In northern Italy, the tiny lakeside hamlet of Orta San Giulio was beloved to us already - we'd stumbled upon it five years earlier and became enamored of its slow-paced and neighborly small-town living - but now we had the third-floor patio of a 16th-century apartment from which to view its particular streetscape alfresco. Donatella, the second mayor of Miasino, just uphill from Orta, came to show us in with her 8-year-old son, Bruno, who proceeded to race around the spiral stair- case with our boys. Across the street was a 500-year-old wine bar we loved from our previous visits. It was there we'd gotten to know our Italian friends Virginie and Riccardo, who run a gelateria in town; they were eager for our return so they could try out their new ice-cream flavors on us.

Every morning for a week, I swam in Lake Orta from the cobblestoned alley in front of the apartment's balcony.

In the main pedestrian piazza, we found signora Irene, who remembered how Matt and I had swum to and from the lake's island monastery four years before. We celebrated Felix's sixth birthday with pizza, gelato, and chocolate cake. Survival parenting here often looked like a pile of pas- tries. During our second week in Orta, my mother and her three sisters arrived from their Grand Tour of Italy. We'd encouraged them to see Rome, Florence, Venice, and more before coming to Orta to spend time with us. That first night, I took them to an evening classical music concert in the town's historic church. The next day, Alessandra at the café told me with a smile that I had "una faccia nuova" - a fresh new face, from having a night off from the children.

In the lovely palazzo we rented for my mom and aunts, I pulled my first espresso from the house machine in the kitchen. There were glorious views of the lake and hordes of mosquitoes at night. Extended-family living meant that Teddy's and Felix's in-country highlights included regular trips to get gelato with their grandmother and great-aunts. Teddy played with Melissa, the daughter of the toy-store owner, in the piazza. Felix played Monopoli with euros and learned that Parco della Vittoria was the Italian equivalent of Boardwalk.

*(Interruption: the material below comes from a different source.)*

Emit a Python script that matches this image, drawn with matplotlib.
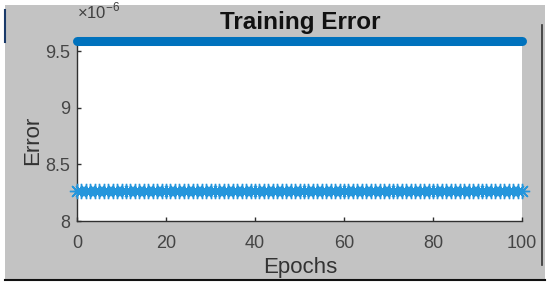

On our last day in Orta, Day 49 of our world trip, we visited with our friends at the gelateria. At the barbershop next door, the boys received the most fashionable haircuts of their young lives, courtesy of Ruben. Then we drove the hour and a half to Milan and flew to Oslo.

Norway

Photo credit: Bonnie Tsui
Photo credit: Bonnie Tsui

Norway in summer is a magical, other-worldly place of 24-hour daylight - it filtered into each house and bestowed its own character. It crept under doors and around blinds. It made midnight seem like party time. The boys started going to bed at 10 and getting up at 10. Happily, there was nowhere to be but right where they were. And right then they were actively being in the world they were so accustomed to seeing as coming to them, in books and movies, stories and maps. Along the lovely sun-kissed shores of the fjords, they discovered that the Norwegian family who rented the house to us had pet bunnies-far and away Felix's favorite animal. They pretended to be Arctic explorers at the maritime museum and tried with all their might to pull a sled. At a mountaintop in Bergen, they roamed trails overlooking the fjords.

Spending 24-7 with your young family is euphoric and maddening at the same time. I think this is the point in the trip when I started to think about mortality. Before you start to wonder what went so terribly wrong, let me tell you that nothing did. Having time to think, though, means you have time to register the note of bittersweetness in everything - the food, the fun, the fights - with the appreciation that it's all fleeting. Even the fat starfish hand of your child as he falls asleep.

Many nights at home I wake with a start. The circumstances of this recurring dream change subtly from one version to the next. But I always have the same thought: I need more time.

On this trip I didn't have that dream.